I want to stay in this house permanently, not only for a few more years.
Answer:The ARM most likely has rate of 6% now. ARMs typically can adjust by 2% annually only, and they will do that every 12 months. So in July you got 4% interest. Review (adjustment) was scheduled for October. The rate for October 2005 would be 6%.
In October 2006 your rate will be reviewed again, most likely it will be 8% then.
October 2007 it may be 10%.
It will increase until it has reached what your loan papers describe. The paper will typically say that the loan is adjusted to LIBOR + x% e.g. LIBOR + 2.25%.
LIBOR means 'London Interbank Rate' and currently LIBOR is 7%. This rate is identical to what is referred to as 'PRIME'. Historically, PRIME has been as high as over 20% - look at the table of historic PRIME rates, in May 1981:
Historic PRIME Rates
If we assume that PRIME will rise to 7.5% - which is very realistic - then your loan would adjust to 7.5% + 2.25% = 9.75%
Note that your loan may actually have a different value for the 2.25% - you need to read your papers!
Your schedule would be:
4% July 2005
6% Oct 2005
8% Oct 2006
9.75% Oct 2007
Your original interest portion on the 680k loan at 4% was $2267 a month.
At 6% it is now $3400 a month! I sure can feel your pain!
In a year from now it will be $4533.
The final rate in October 2007 will be $5525.
$5525 a month in interest only, as opposed to $2267! Will your monthly income have gone up by $3200 during the next 2 years as well?
Not to mention, what happens if PRIME rises beyond 7.5%? What about 8% - another $300 per month for you.
You see, it really makes sense to get rid of the adjustable rate now.
When talking to the loan broker, you will be offered choices like
- 5.1% for some sort of ARM.
Really, they can offer you all kinds of numbers, the details are in how it will adjust once the fixed term is over. PRIME + how-much?
- 6% (something like 6%) for a 30yr fixed.
You probably cannot afford a 15year amortization on a 680k loan. Therefore you should try as hard as possible to get the 30yr fixed term.
Do not fall in the 5-year-refinance trap. The idea is that in 5 years you can refinance but during this time you would have a lower payment. Each refinancing will cost you some transaction money. If the bank does cover the transaction cost, then you pay it indirectly by accepting sub-optimal terms. Don't let them fool you.
I personally refinanced my only ARM that I had. It had full 4 years of fixed term left on it and I gave up 5.1% to pay now 5.625% (15 year full amortization). During the next 4 years I pay more than before the refinancing, but afterwards I will save a lot - possibly $80,000 in interest.
Also realize, that a LOT of people are in the same situation as you are. Many of them will get another ARM, hoping to sell in 5 years. You already indicated, you want to stay there. Good choice.
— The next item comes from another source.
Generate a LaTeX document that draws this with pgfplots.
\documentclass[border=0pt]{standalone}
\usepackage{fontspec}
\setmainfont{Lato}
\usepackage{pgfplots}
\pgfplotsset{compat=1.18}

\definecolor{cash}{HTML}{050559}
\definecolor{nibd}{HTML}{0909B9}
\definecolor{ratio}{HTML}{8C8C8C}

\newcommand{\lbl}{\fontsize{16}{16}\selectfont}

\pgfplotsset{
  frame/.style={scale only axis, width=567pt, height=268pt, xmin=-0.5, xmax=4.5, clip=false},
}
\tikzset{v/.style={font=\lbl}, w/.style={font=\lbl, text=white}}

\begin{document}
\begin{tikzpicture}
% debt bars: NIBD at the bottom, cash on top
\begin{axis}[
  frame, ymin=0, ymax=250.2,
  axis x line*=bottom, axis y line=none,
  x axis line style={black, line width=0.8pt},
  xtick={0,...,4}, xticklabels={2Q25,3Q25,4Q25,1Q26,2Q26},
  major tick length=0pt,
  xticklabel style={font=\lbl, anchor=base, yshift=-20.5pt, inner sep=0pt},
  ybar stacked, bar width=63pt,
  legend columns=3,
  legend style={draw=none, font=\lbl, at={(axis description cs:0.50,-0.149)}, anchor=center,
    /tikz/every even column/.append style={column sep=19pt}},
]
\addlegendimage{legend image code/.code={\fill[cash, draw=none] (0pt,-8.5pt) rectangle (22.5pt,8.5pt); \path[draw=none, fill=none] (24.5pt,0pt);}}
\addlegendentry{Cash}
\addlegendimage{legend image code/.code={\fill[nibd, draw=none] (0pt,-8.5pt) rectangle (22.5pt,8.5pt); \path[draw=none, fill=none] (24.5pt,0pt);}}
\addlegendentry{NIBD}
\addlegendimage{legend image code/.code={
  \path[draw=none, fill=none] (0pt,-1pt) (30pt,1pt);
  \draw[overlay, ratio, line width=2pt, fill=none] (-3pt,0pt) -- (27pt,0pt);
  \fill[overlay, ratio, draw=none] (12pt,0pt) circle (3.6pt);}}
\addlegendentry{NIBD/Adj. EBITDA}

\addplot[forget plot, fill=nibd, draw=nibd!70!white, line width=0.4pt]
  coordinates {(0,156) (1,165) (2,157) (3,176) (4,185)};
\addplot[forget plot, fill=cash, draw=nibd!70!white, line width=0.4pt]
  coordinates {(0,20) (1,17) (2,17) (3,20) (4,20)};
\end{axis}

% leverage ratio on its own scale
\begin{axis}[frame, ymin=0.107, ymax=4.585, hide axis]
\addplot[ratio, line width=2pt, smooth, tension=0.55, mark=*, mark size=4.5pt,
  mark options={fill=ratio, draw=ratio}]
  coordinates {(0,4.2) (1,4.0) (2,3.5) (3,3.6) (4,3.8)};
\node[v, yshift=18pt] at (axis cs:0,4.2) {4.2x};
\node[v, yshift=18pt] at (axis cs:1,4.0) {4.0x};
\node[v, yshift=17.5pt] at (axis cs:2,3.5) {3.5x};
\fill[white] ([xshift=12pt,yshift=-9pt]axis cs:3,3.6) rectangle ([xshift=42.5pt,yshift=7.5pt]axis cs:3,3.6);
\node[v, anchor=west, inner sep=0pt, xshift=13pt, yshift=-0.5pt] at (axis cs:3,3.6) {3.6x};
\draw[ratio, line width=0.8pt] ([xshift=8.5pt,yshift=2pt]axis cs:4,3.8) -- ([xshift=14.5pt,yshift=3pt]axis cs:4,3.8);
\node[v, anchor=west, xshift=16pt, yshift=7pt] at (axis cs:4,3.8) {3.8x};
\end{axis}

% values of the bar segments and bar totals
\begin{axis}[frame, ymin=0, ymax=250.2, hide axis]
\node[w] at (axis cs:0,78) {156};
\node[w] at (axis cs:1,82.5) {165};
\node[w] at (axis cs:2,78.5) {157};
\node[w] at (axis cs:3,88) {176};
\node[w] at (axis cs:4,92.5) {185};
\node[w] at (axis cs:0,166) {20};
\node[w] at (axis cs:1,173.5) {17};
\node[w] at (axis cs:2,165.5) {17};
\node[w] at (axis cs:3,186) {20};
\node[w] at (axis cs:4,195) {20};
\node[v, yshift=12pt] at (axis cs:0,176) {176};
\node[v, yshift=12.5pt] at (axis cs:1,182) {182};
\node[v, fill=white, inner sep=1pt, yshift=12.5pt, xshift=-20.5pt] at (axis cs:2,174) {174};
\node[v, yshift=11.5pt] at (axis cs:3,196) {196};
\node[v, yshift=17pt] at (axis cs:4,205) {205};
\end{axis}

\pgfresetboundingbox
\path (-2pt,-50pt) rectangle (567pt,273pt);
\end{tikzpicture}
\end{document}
Because many people will be forced to sell in 4 or 5 years, when their ARMs are converting, and this will not be good for the prices. It will definitely be a buyer's market then.
Since you have a HELOC on a second home, you may want to consider selling the second home as soon as possible. If located in San Jose, California, it probably does not produce as much rent as investment properties of similar value would do in other states.
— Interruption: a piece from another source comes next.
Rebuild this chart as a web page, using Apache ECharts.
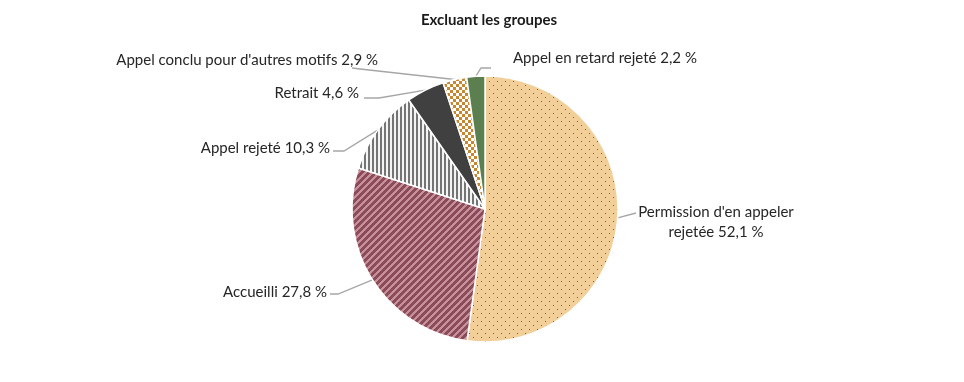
<!DOCTYPE html>
<html><head><meta charset="utf-8">
<script src="https://cdn.jsdelivr.net/npm/echarts@6/dist/echarts.min.js"></script>
<style>html,body{margin:0;padding:0;background:#fff}#c{width:964px;height:382px}</style>
</head><body><div id="c"></div>
<script>
const categories = ["Permission d'en appeler\nrejetée", "Accueilli", "Appel rejeté", "Retrait", "Appel conclu pour d'autres motifs", "Appel en retard rejeté"];
const values = [52.1, 27.8, 10.3, 4.6, 2.9, 2.2];
const valueLabels = ["52,1 %", "27,8 %", "10,3 %", "4,6 %", "2,9 %", "2,2 %"];
const title = "Excluant les groupes";

function pat(w, h, draw) {
  const c = document.createElement('canvas'); c.width = w; c.height = h;
  const g = c.getContext('2d'); draw(g, w, h); return c;
}
const dots = pat(8, 8, (g) => { g.fillStyle = '#F2CF98'; g.fillRect(0,0,8,8); g.fillStyle = '#66615a'; g.fillRect(1,1,1,1); g.fillRect(5,5,1,1); });
const diag = pat(7, 7, (g) => { for (let x=0;x<7;x++) for (let y=0;y<7;y++){ g.fillStyle = ((x+y)%7<4)?'#8C4B59':'#C6919B'; g.fillRect(x,y,1,1);} });
const vert = pat(4, 4, (g) => { g.fillStyle='#747474'; g.fillRect(0,0,4,4); g.fillStyle='#f4f4f4'; g.fillRect(2,0,2,4); });
const checker = pat(6, 6, (g) => { g.fillStyle='#ffffff'; g.fillRect(0,0,6,6); g.fillStyle='#C8862E'; g.fillRect(0,0,3,3); g.fillRect(3,3,3,3); });
const fills = [ {image: dots, repeat:'repeat'}, {image: diag, repeat:'repeat'}, {image: vert, repeat:'repeat'}, '#404040', {image: checker, repeat:'repeat'}, '#5B7F4F' ];

const labelPlace = [
  {x:716, y:222, align:'center', bend:[636,213], end:[636,213]},
  {x:327, y:292, align:'right', bend:[338,294], end:[330,294]},
  {x:330, y:148, align:'right', bend:[344,151], end:[333,151]},
  {x:359, y:93, align:'right', bend:[379,98], end:[364,98]},
  {x:378, y:60, align:'right', bend:[360,69], end:[352,68]},
  {x:513, y:58, align:'left', bend:[481,68], end:[491,68]}
];

const chart = echarts.init(document.getElementById('c'));
chart.setOption({
  animation: false,
  title: { text: title, left: 484, top: 8, textAlign: 'center', textStyle: { fontFamily: 'Lato', fontWeight: 'bold', fontSize: 15, color: '#1a1a1a' } },
  series: [{
    type: 'pie', center: [485, 209], radius: 133, startAngle: 90, clockwise: true,
    avoidLabelOverlap: false,
    itemStyle: { borderColor: '#fff', borderWidth: 1.5 },
    label: { show: true, position: 'outside', fontFamily: 'Lato', fontSize: 15, color: '#262626', lineHeight: 20,
      formatter: p => p.name + ' ' + valueLabels[p.dataIndex] },
    labelLine: { show: true, lineStyle: { color: '#a6a6a6', width: 1.3 } },
    labelLayout: function (p) {
      const L = labelPlace[p.dataIndex];
      const e = p.labelLinePoints ? p.labelLinePoints[0] : L.bend;
      return { x: L.x, y: L.y, align: L.align, verticalAlign: 'middle', labelLinePoints: [e, L.bend, L.end] };
    },
    data: categories.map((n, i) => ({ name: n, value: values[i], itemStyle: { color: fills[i] } }))
  }]
});
</script></body></html>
In this market, real estate investments should make sense on rental income, with appreciation only being the icing on the cake. Do not expect much more appreciation!
Once you sold that place, use the equity to pay down your $680k loan, or make real estate investments in more profitable states, such as Utah.
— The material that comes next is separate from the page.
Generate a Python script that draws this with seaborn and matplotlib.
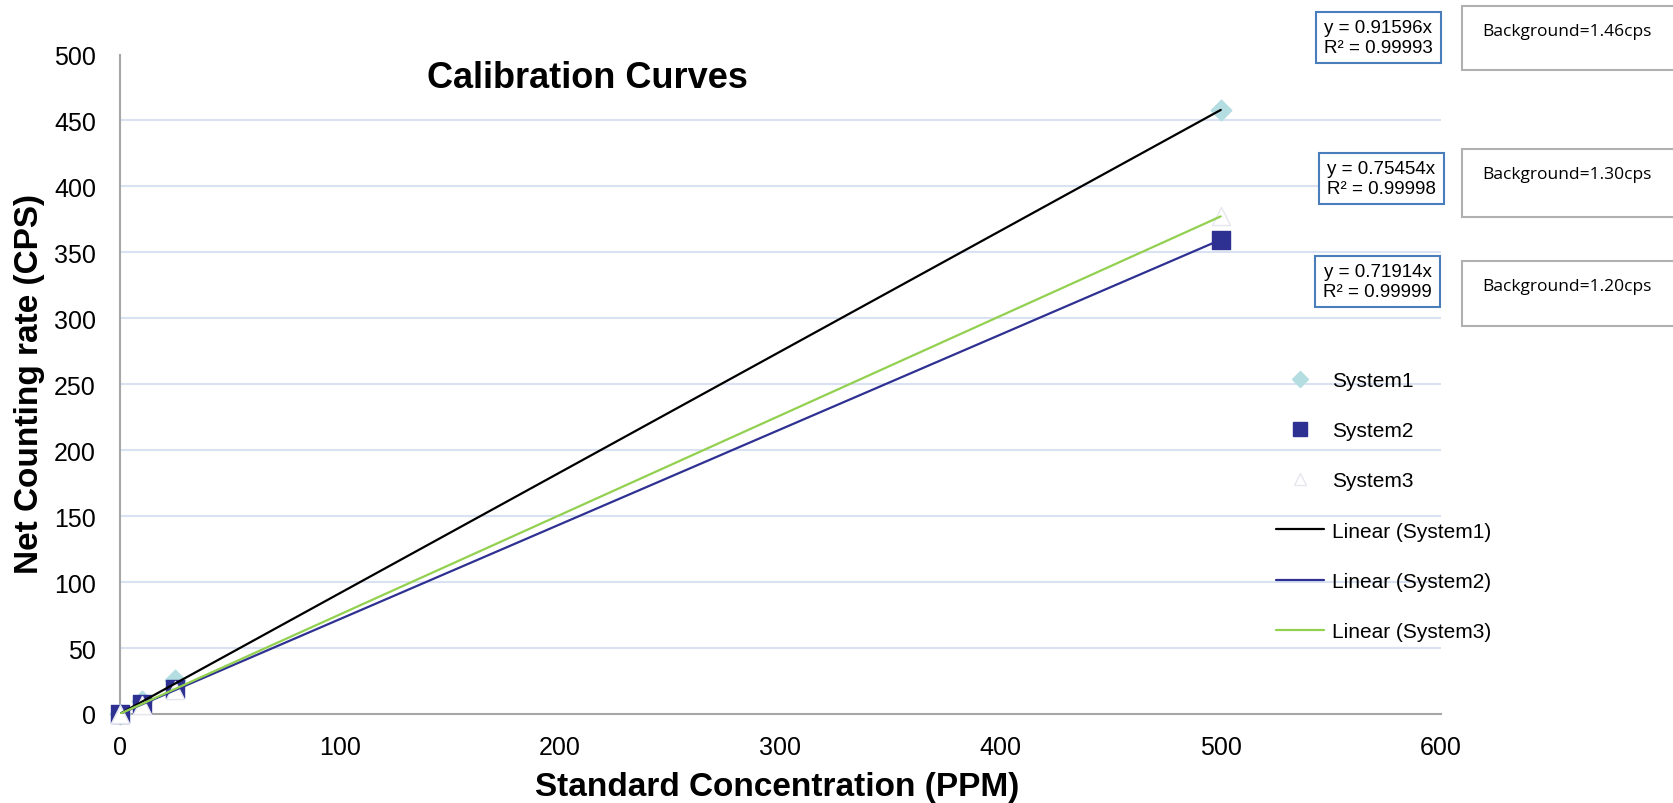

ARMs used to save a lot of money but they are getting less and less popular. At Washington Mutual option ARMs accounted for 29 percent of their mortgage volume Q3 2005. In Q3 2004 it was 40 percent. IndyMac Bancorp says option ARMs from 39 percent in Q2 2005 to 31 percent in Q3 2005.
More and more of the refinance business - which is already drying up - will be converting ARMs to 30yr fixed terms.